* [What is asked]:
Copy the lines of the data below exactly, starting at the first and stopping after the line that contains "arc[start angle=-57,end angle=236,radius=112];"; include no pictures.

* [Material]:

# # # # # # #

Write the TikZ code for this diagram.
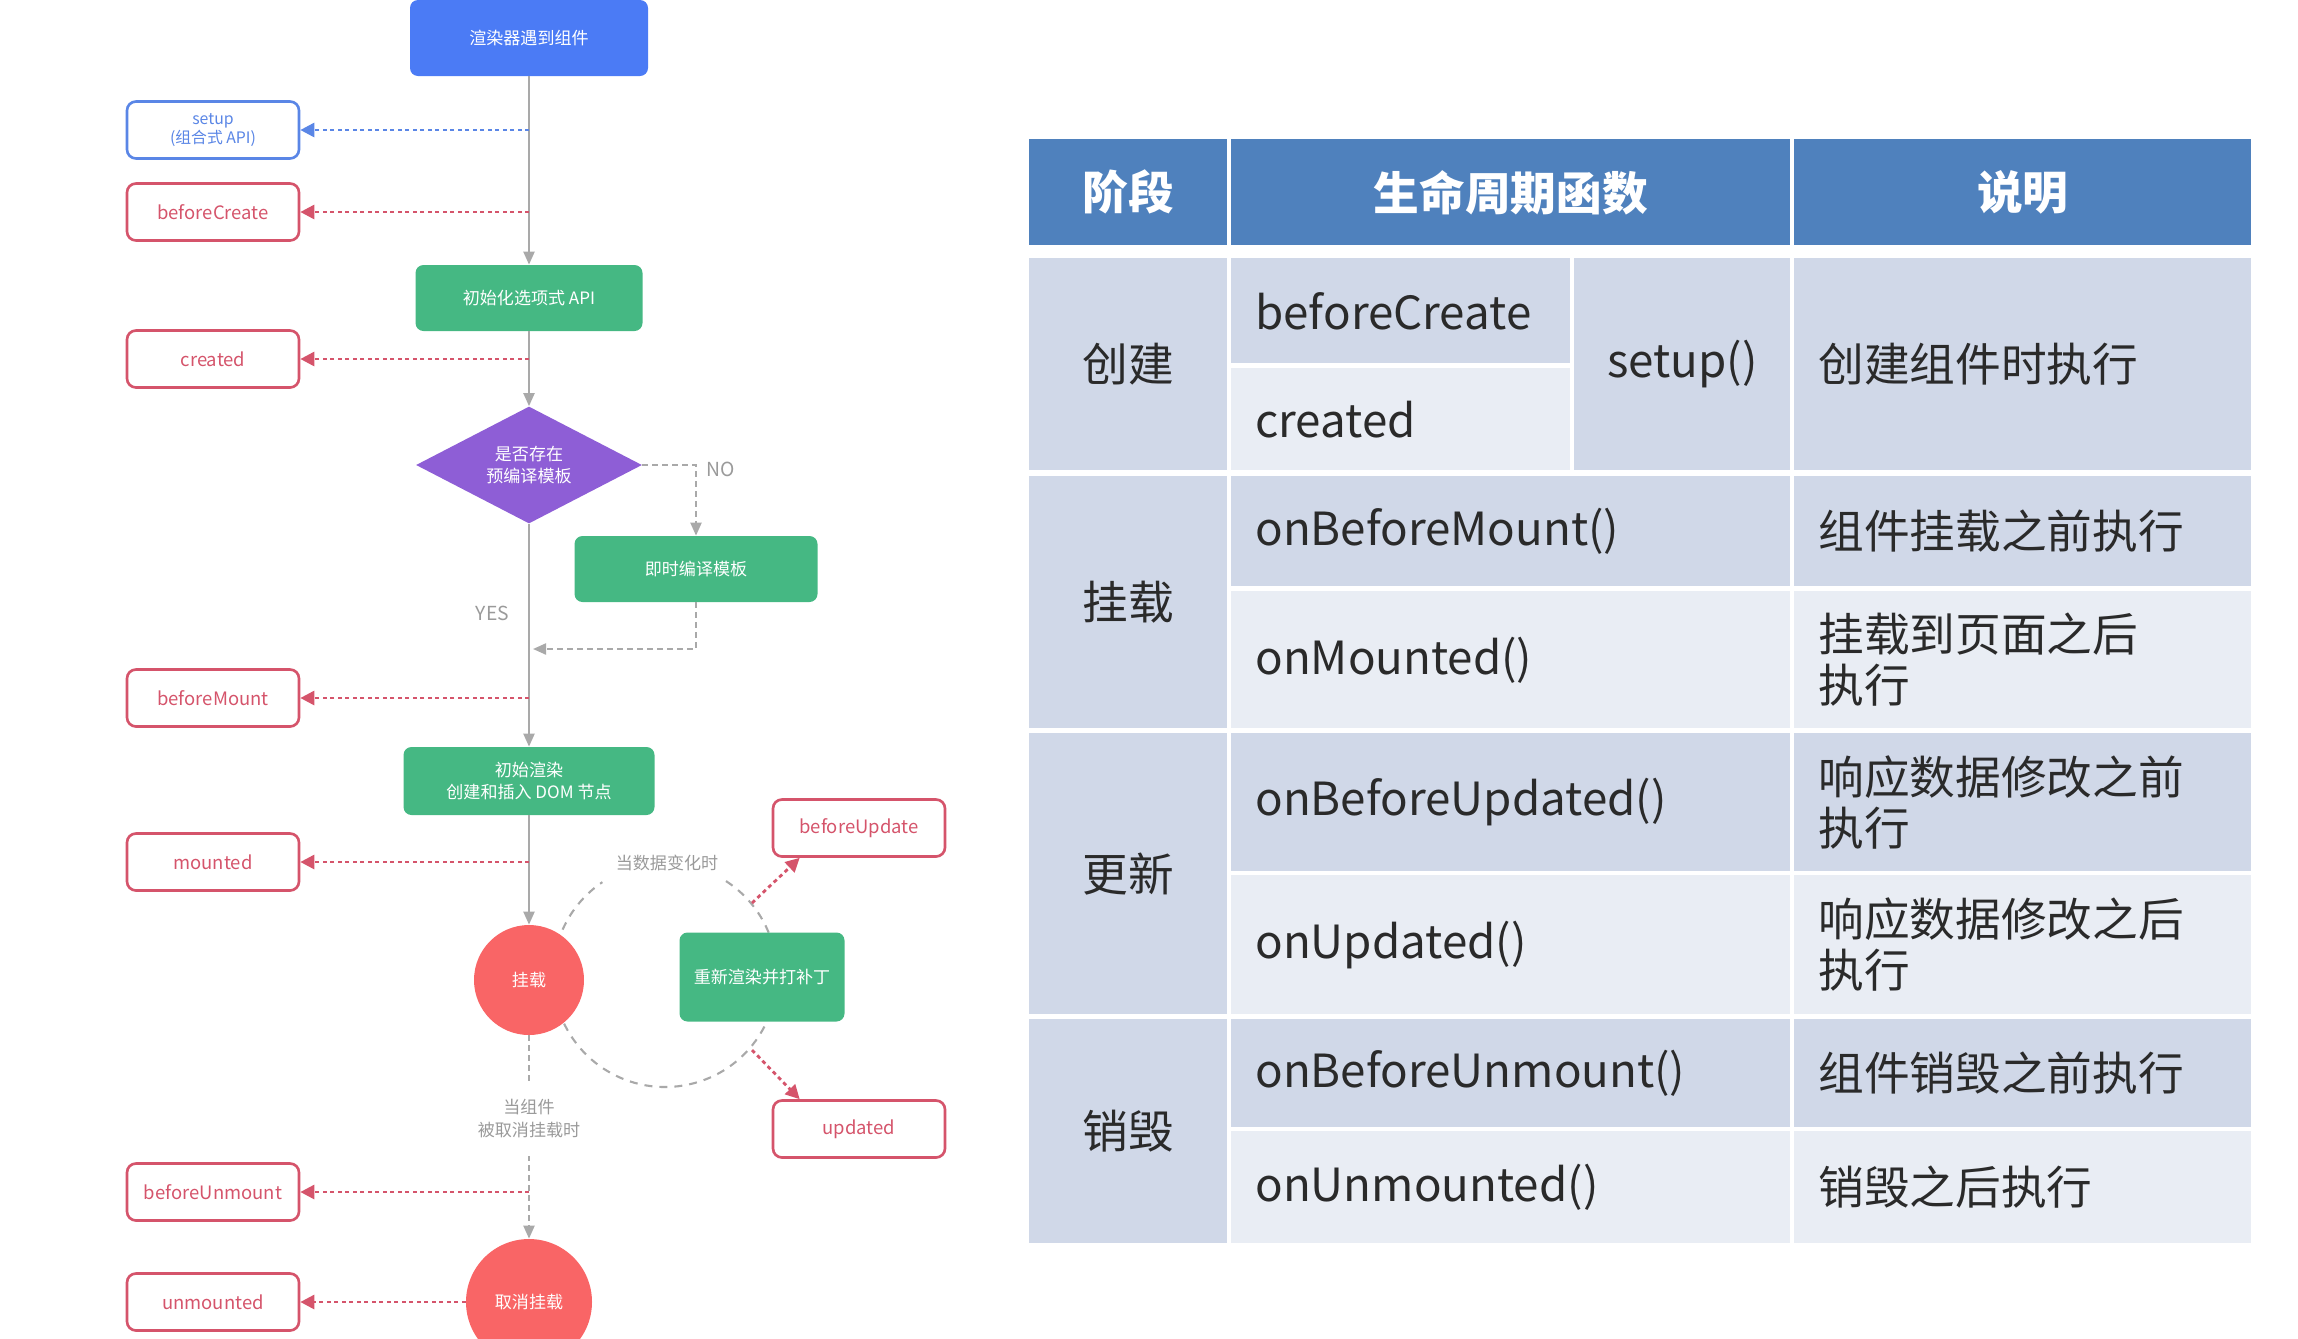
\documentclass[tikz,border=0pt]{standalone}
\usepackage{fontspec}
\setmainfont{Noto Sans CJK SC}
\usetikzlibrary{arrows.meta,shapes.geometric,calc}

\definecolor{rendblue}{HTML}{4B7BF5}
\definecolor{vuegreen}{HTML}{45B883}
\definecolor{tplpurple}{HTML}{8E5ED6}
\definecolor{mountred}{HTML}{F96566}
\definecolor{hookred}{HTML}{D5546B}
\definecolor{setupblue}{HTML}{5A86E6}
\definecolor{flowgray}{HTML}{A9A9A9}
\definecolor{notegray}{HTML}{9A9A9A}
\definecolor{headblue}{HTML}{4F81BD}
\definecolor{celldark}{HTML}{D0D8E8}
\definecolor{celllight}{HTML}{E9EDF4}
\definecolor{tabink}{HTML}{2A2A2A}

\begin{document}
\begin{tikzpicture}[x=0.2mm,y=-0.2mm]
\tikzset{
  flowbox/.style={rectangle,rounded corners=1.6mm,text=white,align=center,inner sep=0pt,font=\fontsize{9.7}{13}\selectfont},
  hookbox/.style={rectangle,draw=hookred,line width=1.5pt,rounded corners=1.8mm,fill=white,minimum width=34.4mm,minimum height=11.4mm,inner sep=0pt,align=center,text=hookred,font=\fontsize{10.5}{13}\selectfont},
  stagecircle/.style={circle,fill=mountred,text=white,inner sep=0pt,font=\fontsize{9.7}{13}\selectfont},
  flow/.style={draw=flowgray,line width=1.2pt,-{Triangle[length=2.6mm,width=2.2mm]}},
  branch/.style={flow,dash pattern=on 1.1mm off 0.9mm},
  ring/.style={draw=flowgray,line width=1.2pt,dash pattern=on 1.6mm off 1.4mm},
  hooklink/.style={draw=hookred,line width=1.6pt,dash pattern=on 0.8mm off 0.7mm,-{Triangle[length=2.8mm,width=2.8mm]}},
  note/.style={text=notegray,font=\fontsize{9.7}{13}\selectfont,align=center},
  tcell/.style={rectangle,anchor=north west,inner xsep=4.8mm,inner ysep=0pt,align=left,text=tabink,font=\fontsize{26}{29}\selectfont},
  thead/.style={tcell,fill=headblue,text=white,align=center,font=\fontsize{26}{29}\selectfont\bfseries}
}
\useasboundingbox (0,0) rectangle (2298,1338);

% update loop behind the nodes
\coordinate (c_ring) at (665,975);
\draw[ring] ($(c_ring)+(-57:112)$) arc[start angle=-57,end angle=236,radius=112];

% flow chart
\node[flowbox,fill=rendblue,minimum width=47.6mm,minimum height=15.2mm] (n_render) at (529,38) {渲染器遇到组件};
\node[flowbox,fill=vuegreen,minimum width=45.4mm,minimum height=13.2mm] (n_optapi) at (529,298) {初始化选项式 API};
\node[diamond,aspect=2,fill=tplpurple,text=white,minimum width=45.2mm,minimum height=23.4mm,inner sep=0pt,align=center,font=\fontsize{9.7}{12}\selectfont] (d_tpl) at (529,465) {是否存在\\预编译模板};
\node[flowbox,fill=vuegreen,minimum width=48.6mm,minimum height=13.2mm] (n_jit) at (696,569) {即时编译模板};
\node[flowbox,fill=vuegreen,minimum width=50.2mm,minimum height=13.6mm] (n_initrender) at (529,781) {初始渲染\\创建和插入 DOM 节点};
\node[stagecircle,minimum size=22mm] (n_mount) at (529,980) {挂载};
\node[flowbox,fill=vuegreen,minimum width=33mm,minimum height=17.8mm] (n_patch) at (762,977) {重新渲染并打补丁};
\node[stagecircle,minimum size=25.2mm] (n_unmount) at (529,1302) {取消挂载};
\node[note] (l_datachange) at (667,863) {当数据变化时};

% hooks
\node[hookbox,draw=setupblue,text=setupblue,font=\fontsize{9}{10.5}\selectfont] (b_setup) at (213,130) {setup\\(组合式 API)};
\node[hookbox] (b_beforecreate) at (213,212) {beforeCreate};
\node[hookbox] (b_created) at (213,359) {created};
\node[hookbox] (b_beforemount) at (213,698) {beforeMount};
\node[hookbox] (b_mounted) at (213,862) {mounted};
\node[hookbox] (b_beforeupdate) at (859,828) {beforeUpdate};
\node[hookbox] (b_updated) at (859,1129) {updated};
\node[hookbox] (b_beforeunmount) at (213,1192) {beforeUnmount};
\node[hookbox] (b_unmounted) at (213,1302) {unmounted};

\draw[flow] (n_render) -- (n_optapi);
\draw[flow] (n_optapi) -- (d_tpl);
\draw[flow] (d_tpl) -- node[note,pos=0.4,left=2.6mm,font=\fontsize{11}{13}\selectfont]{YES} (n_initrender);
\draw[flow] (n_initrender) -- (n_mount);
\draw[branch] (d_tpl.east) -| node[note,pos=0.5,anchor=west,xshift=0.7mm,yshift=-0.8mm,font=\fontsize{11}{13}\selectfont]{NO} (n_jit.north);
\coordinate (c_join) at (533,649);
\draw[branch] (n_jit.south) |- (c_join);
\draw[branch] (n_mount) -- node[note,pos=0.41,fill=white,inner ysep=3.6mm]{当组件\\被取消挂载时} (n_unmount);

\coordinate (c_setup) at (529,130);
\coordinate (c_beforecreate) at (529,212);
\coordinate (c_created) at (529,359);
\coordinate (c_beforemount) at (529,698);
\coordinate (c_mounted) at (529,862);
\coordinate (c_beforeunmount) at (529,1192);
\coordinate (c_beforeupdate) at (752,903);
\coordinate (c_updated) at (752,1050);
\draw[hooklink,draw=setupblue] (c_setup) -- (b_setup);
\draw[hooklink] (c_beforecreate) -- (b_beforecreate);
\draw[hooklink] (c_created) -- (b_created);
\draw[hooklink] (c_beforemount) -- (b_beforemount);
\draw[hooklink] (c_mounted) -- (b_mounted);
\draw[hooklink] (c_beforeunmount) -- (b_beforeunmount);
\draw[hooklink] (n_unmount) -- (b_unmounted);
\draw[hooklink] (c_beforeupdate) -- ($(b_beforeupdate.south west)+(28,0)$);
\draw[hooklink] (c_updated) -- ($(b_updated.north west)+(28,0)$);

% table
\node[thead,text width=30.0mm,minimum height=21.2mm] (h_stage) at (1029,139) {阶段};
\node[thead,text width=102.2mm,minimum height=21.2mm] (h_hook) at (1231,139) {生命周期函数};
\node[thead,text width=81.8mm,minimum height=21.2mm] (h_desc) at (1794,139) {说明};

\node[tcell,fill=celldark,align=center,text width=30.0mm,minimum height=42.4mm] (s_create) at (1029,258) {创建};
\node[tcell,fill=celldark,text width=58.2mm,minimum height=21.0mm] (f_beforecreate) at (1231,258) {beforeCreate};
\node[tcell,fill=celllight,text width=58.2mm,minimum height=20.4mm] (f_created) at (1231,368) {created};
\node[tcell,fill=celldark,align=center,text width=33.6mm,minimum height=42.4mm] (f_setup) at (1574,258) {setup()};
\node[tcell,fill=celldark,text width=81.8mm,minimum height=42.4mm] (desc_create) at (1794,258) {创建组件时执行};

\node[tcell,fill=celldark,align=center,text width=30.0mm,minimum height=50.4mm] (s_mount) at (1029,476) {挂载};
\node[tcell,fill=celldark,text width=102.2mm,minimum height=22.0mm] (f_beforemount) at (1231,476) {onBeforeMount()};
\node[tcell,fill=celllight,text width=102.2mm,minimum height=27.4mm] (f_mounted) at (1231,591) {onMounted()};
\node[tcell,fill=celldark,text width=81.8mm,minimum height=22.0mm] (desc_beforemount) at (1794,476) {组件挂载之前执行};
\node[tcell,fill=celllight,text width=81.8mm,minimum height=27.4mm] (desc_mounted) at (1794,591) {挂载到页面之后\\执行};

\node[tcell,fill=celldark,align=center,text width=30.0mm,minimum height=56.2mm] (s_update) at (1029,733) {更新};
\node[tcell,fill=celldark,text width=102.2mm,minimum height=27.6mm] (f_beforeupdate) at (1231,733) {onBeforeUpdated()};
\node[tcell,fill=celllight,text width=102.2mm,minimum height=27.8mm] (f_updated) at (1231,875) {onUpdated()};
\node[tcell,fill=celldark,text width=81.8mm,minimum height=27.6mm] (desc_beforeupdate) at (1794,733) {响应数据修改之前\\执行};
\node[tcell,fill=celllight,text width=81.8mm,minimum height=27.8mm] (desc_updated) at (1794,875) {响应数据修改之后\\执行};

\node[tcell,fill=celldark,align=center,text width=30.0mm,minimum height=44.8mm] (s_unmount) at (1029,1019) {销毁};
\node[tcell,fill=celldark,text width=102.2mm,minimum height=21.6mm] (f_beforeunmount) at (1231,1019) {onBeforeUnmount()};
\node[tcell,fill=celllight,text width=102.2mm,minimum height=22.4mm] (f_unmounted) at (1231,1131) {onUnmounted()};
\node[tcell,fill=celldark,text width=81.8mm,minimum height=21.6mm] (desc_beforeunmount) at (1794,1019) {组件销毁之前执行};
\node[tcell,fill=celllight,text width=81.8mm,minimum height=22.4mm] (desc_unmounted) at (1794,1131) {销毁之后执行};
\end{tikzpicture}
\end{document}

# # # # # # #

* [The completed task]:
Write the TikZ code for this diagram.
\documentclass[tikz,border=0pt]{standalone}
\usepackage{fontspec}
\setmainfont{Noto Sans CJK SC}
\usetikzlibrary{arrows.meta,shapes.geometric,calc}

\definecolor{rendblue}{HTML}{4B7BF5}
\definecolor{vuegreen}{HTML}{45B883}
\definecolor{tplpurple}{HTML}{8E5ED6}
\definecolor{mountred}{HTML}{F96566}
\definecolor{hookred}{HTML}{D5546B}
\definecolor{setupblue}{HTML}{5A86E6}
\definecolor{flowgray}{HTML}{A9A9A9}
\definecolor{notegray}{HTML}{9A9A9A}
\definecolor{headblue}{HTML}{4F81BD}
\definecolor{celldark}{HTML}{D0D8E8}
\definecolor{celllight}{HTML}{E9EDF4}
\definecolor{tabink}{HTML}{2A2A2A}

\begin{document}
\begin{tikzpicture}[x=0.2mm,y=-0.2mm]
\tikzset{
  flowbox/.style={rectangle,rounded corners=1.6mm,text=white,align=center,inner sep=0pt,font=\fontsize{9.7}{13}\selectfont},
  hookbox/.style={rectangle,draw=hookred,line width=1.5pt,rounded corners=1.8mm,fill=white,minimum width=34.4mm,minimum height=11.4mm,inner sep=0pt,align=center,text=hookred,font=\fontsize{10.5}{13}\selectfont},
  stagecircle/.style={circle,fill=mountred,text=white,inner sep=0pt,font=\fontsize{9.7}{13}\selectfont},
  flow/.style={draw=flowgray,line width=1.2pt,-{Triangle[length=2.6mm,width=2.2mm]}},
  branch/.style={flow,dash pattern=on 1.1mm off 0.9mm},
  ring/.style={draw=flowgray,line width=1.2pt,dash pattern=on 1.6mm off 1.4mm},
  hooklink/.style={draw=hookred,line width=1.6pt,dash pattern=on 0.8mm off 0.7mm,-{Triangle[length=2.8mm,width=2.8mm]}},
  note/.style={text=notegray,font=\fontsize{9.7}{13}\selectfont,align=center},
  tcell/.style={rectangle,anchor=north west,inner xsep=4.8mm,inner ysep=0pt,align=left,text=tabink,font=\fontsize{26}{29}\selectfont},
  thead/.style={tcell,fill=headblue,text=white,align=center,font=\fontsize{26}{29}\selectfont\bfseries}
}
\useasboundingbox (0,0) rectangle (2298,1338);

% update loop behind the nodes
\coordinate (c_ring) at (665,975);
\draw[ring] ($(c_ring)+(-57:112)$) arc[start angle=-57,end angle=236,radius=112];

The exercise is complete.